>>>
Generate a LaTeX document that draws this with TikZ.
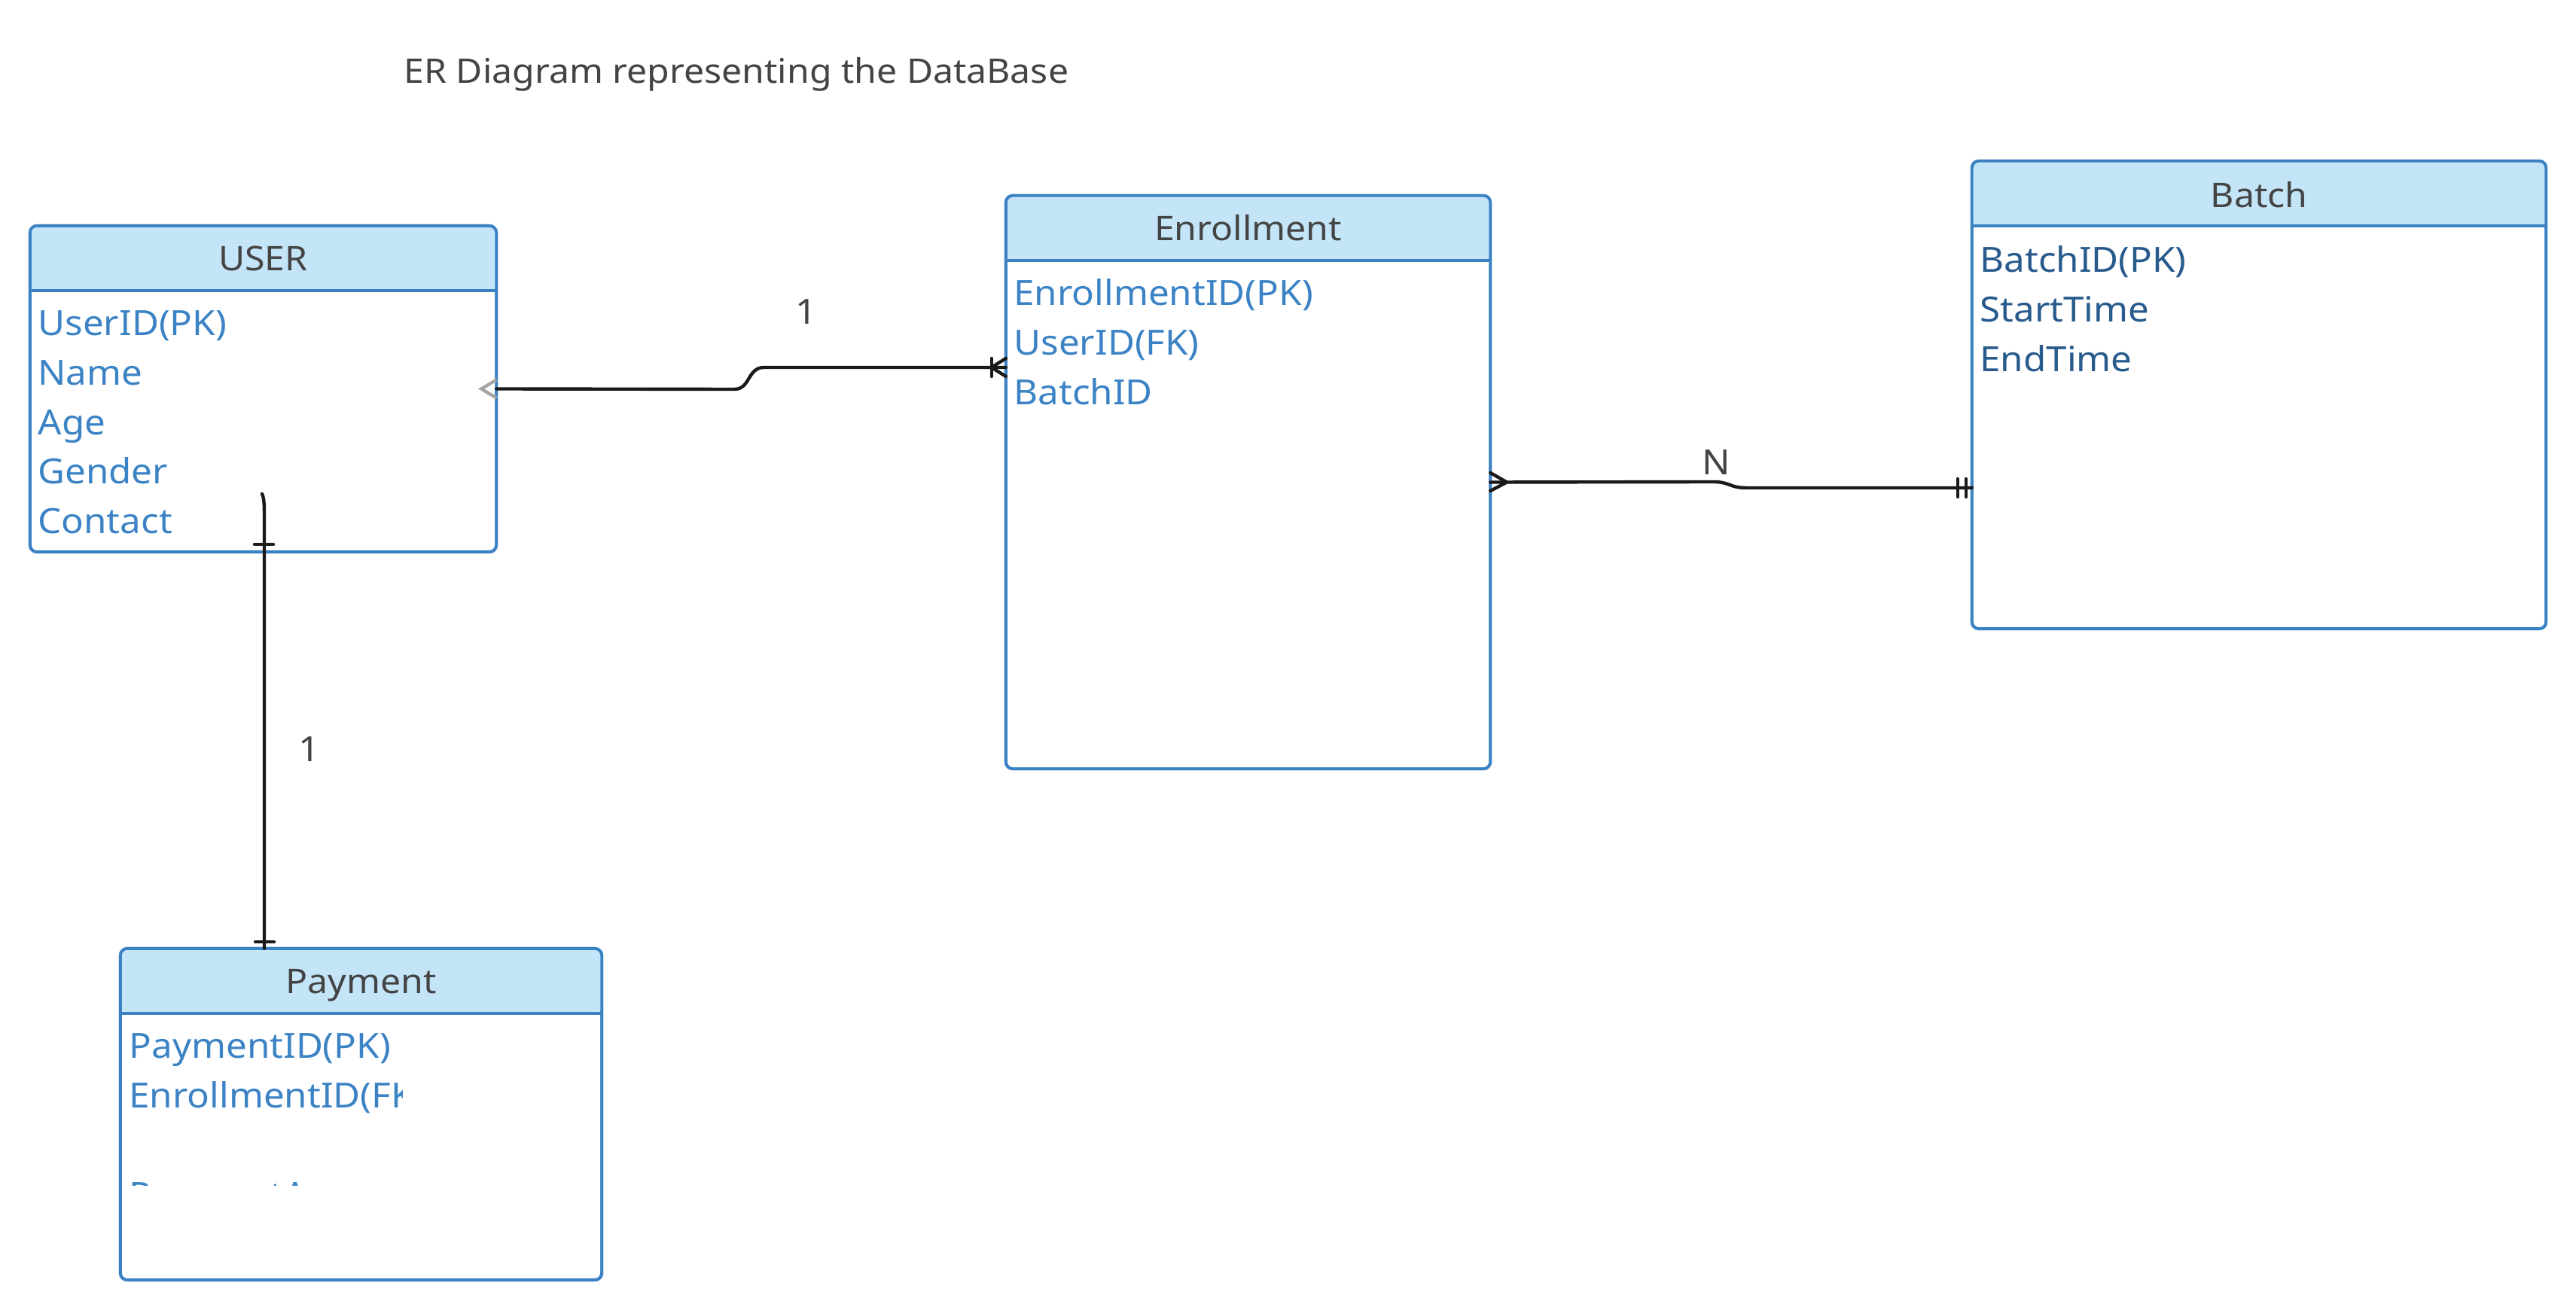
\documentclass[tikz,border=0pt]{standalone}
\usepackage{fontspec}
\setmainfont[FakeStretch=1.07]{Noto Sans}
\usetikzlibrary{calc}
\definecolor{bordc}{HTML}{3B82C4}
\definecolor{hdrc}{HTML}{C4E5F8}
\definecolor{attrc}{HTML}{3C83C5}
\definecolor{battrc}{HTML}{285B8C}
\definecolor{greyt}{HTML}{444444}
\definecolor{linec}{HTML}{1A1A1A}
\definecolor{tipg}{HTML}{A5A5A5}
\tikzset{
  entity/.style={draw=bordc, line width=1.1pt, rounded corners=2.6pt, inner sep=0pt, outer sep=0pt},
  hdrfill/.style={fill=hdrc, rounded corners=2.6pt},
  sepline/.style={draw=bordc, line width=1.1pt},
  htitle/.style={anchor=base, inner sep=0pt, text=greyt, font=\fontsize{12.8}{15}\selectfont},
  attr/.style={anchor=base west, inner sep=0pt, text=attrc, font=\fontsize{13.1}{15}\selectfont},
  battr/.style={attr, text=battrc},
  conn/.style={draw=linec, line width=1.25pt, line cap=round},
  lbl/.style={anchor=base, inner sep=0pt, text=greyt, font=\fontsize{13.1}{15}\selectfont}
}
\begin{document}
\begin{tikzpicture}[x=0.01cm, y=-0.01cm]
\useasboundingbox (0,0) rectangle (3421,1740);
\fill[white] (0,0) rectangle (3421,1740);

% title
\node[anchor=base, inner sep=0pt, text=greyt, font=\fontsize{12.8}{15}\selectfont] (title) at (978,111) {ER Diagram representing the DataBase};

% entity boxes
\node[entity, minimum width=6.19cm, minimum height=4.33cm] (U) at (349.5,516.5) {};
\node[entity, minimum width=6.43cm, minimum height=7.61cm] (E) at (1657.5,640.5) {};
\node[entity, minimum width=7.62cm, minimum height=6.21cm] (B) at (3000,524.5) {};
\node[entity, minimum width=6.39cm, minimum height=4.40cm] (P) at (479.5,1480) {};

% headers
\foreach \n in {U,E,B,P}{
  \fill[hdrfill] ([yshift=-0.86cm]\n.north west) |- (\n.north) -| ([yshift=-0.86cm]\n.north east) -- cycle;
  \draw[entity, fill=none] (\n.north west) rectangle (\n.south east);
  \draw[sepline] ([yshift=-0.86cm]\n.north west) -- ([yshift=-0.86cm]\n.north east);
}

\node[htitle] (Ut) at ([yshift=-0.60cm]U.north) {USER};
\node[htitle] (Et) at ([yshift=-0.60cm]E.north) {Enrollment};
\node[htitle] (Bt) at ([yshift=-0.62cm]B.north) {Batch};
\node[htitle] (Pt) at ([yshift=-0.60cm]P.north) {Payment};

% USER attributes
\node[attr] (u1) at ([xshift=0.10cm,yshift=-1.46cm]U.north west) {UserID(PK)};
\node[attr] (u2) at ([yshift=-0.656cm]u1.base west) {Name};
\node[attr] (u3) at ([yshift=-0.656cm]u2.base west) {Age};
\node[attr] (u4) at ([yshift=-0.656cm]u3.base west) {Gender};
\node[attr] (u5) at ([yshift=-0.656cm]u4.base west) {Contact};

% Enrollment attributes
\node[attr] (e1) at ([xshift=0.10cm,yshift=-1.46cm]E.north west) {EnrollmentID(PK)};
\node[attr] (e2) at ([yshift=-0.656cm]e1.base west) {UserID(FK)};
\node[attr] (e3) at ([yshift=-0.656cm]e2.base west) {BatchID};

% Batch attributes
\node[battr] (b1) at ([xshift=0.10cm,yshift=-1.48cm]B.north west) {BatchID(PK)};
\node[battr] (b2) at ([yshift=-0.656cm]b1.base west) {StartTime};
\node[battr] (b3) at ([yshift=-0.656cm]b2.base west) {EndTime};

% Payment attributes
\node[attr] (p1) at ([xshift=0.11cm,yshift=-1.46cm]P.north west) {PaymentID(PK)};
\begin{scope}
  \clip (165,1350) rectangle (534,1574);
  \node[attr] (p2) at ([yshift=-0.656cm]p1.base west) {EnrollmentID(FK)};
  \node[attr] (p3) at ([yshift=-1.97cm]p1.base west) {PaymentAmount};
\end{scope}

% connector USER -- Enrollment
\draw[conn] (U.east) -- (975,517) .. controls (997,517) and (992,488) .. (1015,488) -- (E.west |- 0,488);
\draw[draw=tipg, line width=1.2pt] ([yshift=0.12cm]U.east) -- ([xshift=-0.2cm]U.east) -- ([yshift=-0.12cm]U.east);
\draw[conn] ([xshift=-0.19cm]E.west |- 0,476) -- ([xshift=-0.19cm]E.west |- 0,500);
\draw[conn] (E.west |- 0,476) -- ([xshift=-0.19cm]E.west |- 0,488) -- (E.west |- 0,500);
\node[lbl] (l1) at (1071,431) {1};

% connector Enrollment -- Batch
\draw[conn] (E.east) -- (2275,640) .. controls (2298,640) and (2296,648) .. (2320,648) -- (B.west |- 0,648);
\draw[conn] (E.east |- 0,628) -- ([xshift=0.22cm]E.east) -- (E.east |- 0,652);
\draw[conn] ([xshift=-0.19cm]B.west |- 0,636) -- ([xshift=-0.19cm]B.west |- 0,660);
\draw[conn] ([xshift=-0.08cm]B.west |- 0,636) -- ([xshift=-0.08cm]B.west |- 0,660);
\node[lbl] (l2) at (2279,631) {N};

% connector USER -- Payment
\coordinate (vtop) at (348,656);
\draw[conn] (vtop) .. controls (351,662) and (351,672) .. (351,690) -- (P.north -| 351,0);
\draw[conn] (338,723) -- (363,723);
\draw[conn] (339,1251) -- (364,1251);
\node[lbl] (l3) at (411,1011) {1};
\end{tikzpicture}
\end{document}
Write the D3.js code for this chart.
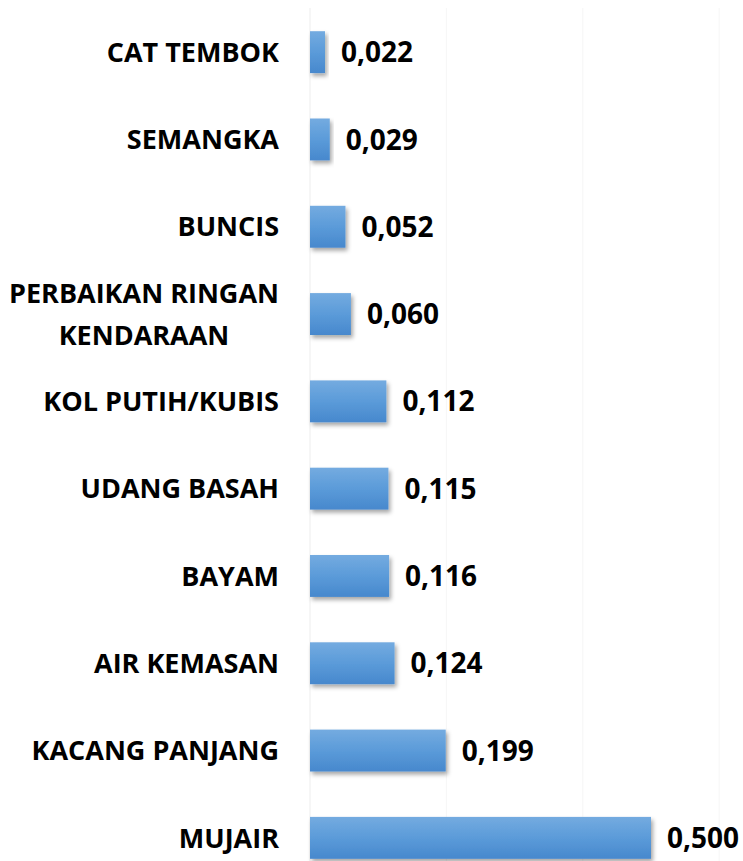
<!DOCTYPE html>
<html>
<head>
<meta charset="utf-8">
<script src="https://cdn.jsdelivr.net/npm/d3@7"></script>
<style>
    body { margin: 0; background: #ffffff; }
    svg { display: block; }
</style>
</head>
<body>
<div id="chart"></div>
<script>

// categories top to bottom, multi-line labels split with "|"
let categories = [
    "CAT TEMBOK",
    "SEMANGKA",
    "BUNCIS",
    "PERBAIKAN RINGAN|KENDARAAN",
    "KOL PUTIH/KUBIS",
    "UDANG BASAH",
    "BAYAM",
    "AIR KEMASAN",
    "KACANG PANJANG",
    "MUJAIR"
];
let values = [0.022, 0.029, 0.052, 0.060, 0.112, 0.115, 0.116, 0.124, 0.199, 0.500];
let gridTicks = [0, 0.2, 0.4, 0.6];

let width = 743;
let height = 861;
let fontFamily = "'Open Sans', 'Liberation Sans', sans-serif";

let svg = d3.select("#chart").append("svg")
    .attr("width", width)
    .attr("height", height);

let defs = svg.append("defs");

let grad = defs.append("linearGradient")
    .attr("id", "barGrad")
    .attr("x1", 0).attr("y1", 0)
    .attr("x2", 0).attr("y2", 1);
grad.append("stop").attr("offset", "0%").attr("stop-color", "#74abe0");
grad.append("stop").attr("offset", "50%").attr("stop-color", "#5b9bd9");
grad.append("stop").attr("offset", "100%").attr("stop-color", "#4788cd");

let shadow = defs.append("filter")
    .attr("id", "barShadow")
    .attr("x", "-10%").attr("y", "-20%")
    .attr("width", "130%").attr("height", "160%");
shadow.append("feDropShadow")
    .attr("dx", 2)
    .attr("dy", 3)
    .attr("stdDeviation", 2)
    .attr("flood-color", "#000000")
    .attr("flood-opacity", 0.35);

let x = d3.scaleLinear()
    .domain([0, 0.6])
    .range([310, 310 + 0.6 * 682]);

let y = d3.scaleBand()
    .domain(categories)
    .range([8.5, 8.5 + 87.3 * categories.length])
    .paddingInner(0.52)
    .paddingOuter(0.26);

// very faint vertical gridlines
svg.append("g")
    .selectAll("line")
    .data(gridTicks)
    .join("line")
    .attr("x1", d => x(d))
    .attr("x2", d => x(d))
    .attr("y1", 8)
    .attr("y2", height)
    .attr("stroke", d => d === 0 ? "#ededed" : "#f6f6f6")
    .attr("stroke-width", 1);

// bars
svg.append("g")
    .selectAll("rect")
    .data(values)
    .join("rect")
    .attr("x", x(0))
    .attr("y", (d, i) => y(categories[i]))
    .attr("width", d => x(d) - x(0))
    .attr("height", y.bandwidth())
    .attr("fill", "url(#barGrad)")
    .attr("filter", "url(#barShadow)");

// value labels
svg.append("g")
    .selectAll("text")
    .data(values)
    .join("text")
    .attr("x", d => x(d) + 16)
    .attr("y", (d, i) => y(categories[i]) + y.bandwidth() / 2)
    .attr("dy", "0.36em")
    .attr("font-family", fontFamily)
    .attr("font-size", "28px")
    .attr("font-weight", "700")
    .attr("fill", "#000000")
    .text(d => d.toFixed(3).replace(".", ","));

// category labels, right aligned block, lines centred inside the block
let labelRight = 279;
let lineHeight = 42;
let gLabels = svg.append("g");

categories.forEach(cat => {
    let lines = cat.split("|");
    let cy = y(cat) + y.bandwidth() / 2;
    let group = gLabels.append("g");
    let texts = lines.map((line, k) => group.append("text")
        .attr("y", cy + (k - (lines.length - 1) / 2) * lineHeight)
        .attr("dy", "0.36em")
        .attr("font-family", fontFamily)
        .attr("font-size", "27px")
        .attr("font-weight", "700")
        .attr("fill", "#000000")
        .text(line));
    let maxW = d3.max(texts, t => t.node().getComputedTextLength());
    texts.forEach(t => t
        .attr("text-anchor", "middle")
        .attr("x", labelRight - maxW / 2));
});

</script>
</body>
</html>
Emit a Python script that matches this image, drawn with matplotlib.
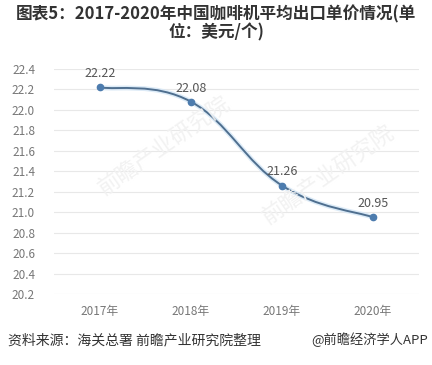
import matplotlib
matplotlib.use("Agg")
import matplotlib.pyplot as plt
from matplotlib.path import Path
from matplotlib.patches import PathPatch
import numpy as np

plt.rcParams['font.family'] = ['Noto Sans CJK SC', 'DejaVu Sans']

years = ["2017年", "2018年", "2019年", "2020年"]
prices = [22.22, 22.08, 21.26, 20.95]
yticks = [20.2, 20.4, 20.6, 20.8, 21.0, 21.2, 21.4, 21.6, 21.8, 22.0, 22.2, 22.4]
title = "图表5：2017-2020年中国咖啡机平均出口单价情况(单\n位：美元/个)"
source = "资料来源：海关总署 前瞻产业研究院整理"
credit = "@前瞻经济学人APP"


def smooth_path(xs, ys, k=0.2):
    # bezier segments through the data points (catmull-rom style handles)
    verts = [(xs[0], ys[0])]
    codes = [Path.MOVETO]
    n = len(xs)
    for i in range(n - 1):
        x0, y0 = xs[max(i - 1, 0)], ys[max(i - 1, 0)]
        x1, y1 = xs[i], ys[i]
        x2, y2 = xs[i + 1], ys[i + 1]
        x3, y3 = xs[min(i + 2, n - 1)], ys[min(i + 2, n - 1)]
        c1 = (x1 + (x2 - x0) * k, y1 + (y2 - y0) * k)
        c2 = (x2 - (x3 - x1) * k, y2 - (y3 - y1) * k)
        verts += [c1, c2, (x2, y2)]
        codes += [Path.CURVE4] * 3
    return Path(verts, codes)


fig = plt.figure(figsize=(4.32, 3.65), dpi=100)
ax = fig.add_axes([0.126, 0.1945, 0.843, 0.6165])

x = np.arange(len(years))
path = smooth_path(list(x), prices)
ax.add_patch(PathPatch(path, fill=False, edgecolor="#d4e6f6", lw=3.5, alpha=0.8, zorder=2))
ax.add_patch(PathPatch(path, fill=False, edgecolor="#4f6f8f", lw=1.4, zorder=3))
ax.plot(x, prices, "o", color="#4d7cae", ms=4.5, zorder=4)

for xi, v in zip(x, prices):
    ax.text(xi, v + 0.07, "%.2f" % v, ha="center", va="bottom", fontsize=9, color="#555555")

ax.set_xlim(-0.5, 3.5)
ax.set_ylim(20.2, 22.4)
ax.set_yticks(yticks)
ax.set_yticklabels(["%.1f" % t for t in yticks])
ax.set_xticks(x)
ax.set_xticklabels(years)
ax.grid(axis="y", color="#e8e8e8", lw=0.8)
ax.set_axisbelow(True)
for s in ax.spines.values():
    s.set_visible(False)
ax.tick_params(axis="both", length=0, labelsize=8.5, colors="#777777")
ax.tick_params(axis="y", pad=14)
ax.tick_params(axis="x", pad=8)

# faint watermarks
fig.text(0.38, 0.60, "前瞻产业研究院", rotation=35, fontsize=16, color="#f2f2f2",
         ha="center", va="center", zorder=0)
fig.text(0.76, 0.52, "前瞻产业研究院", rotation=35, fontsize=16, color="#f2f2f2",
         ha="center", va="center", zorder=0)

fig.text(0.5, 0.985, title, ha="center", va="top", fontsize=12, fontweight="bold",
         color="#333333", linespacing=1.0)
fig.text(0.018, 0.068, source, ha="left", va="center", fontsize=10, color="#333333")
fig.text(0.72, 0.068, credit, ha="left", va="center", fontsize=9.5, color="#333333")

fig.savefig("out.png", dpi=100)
<<<
__The problem__
Stop after the line containing "(title) at (978,111)": copy the records exactly from the first line up to there, leaving pictures out.

__The response__
Generate a LaTeX document that draws this with TikZ.
\documentclass[tikz,border=0pt]{standalone}
\usepackage{fontspec}
\setmainfont[FakeStretch=1.07]{Noto Sans}
\usetikzlibrary{calc}
\definecolor{bordc}{HTML}{3B82C4}
\definecolor{hdrc}{HTML}{C4E5F8}
\definecolor{attrc}{HTML}{3C83C5}
\definecolor{battrc}{HTML}{285B8C}
\definecolor{greyt}{HTML}{444444}
\definecolor{linec}{HTML}{1A1A1A}
\definecolor{tipg}{HTML}{A5A5A5}
\tikzset{
  entity/.style={draw=bordc, line width=1.1pt, rounded corners=2.6pt, inner sep=0pt, outer sep=0pt},
  hdrfill/.style={fill=hdrc, rounded corners=2.6pt},
  sepline/.style={draw=bordc, line width=1.1pt},
  htitle/.style={anchor=base, inner sep=0pt, text=greyt, font=\fontsize{12.8}{15}\selectfont},
  attr/.style={anchor=base west, inner sep=0pt, text=attrc, font=\fontsize{13.1}{15}\selectfont},
  battr/.style={attr, text=battrc},
  conn/.style={draw=linec, line width=1.25pt, line cap=round},
  lbl/.style={anchor=base, inner sep=0pt, text=greyt, font=\fontsize{13.1}{15}\selectfont}
}
\begin{document}
\begin{tikzpicture}[x=0.01cm, y=-0.01cm]
\useasboundingbox (0,0) rectangle (3421,1740);
\fill[white] (0,0) rectangle (3421,1740);

% title
\node[anchor=base, inner sep=0pt, text=greyt, font=\fontsize{12.8}{15}\selectfont] (title) at (978,111) {ER Diagram representing the DataBase};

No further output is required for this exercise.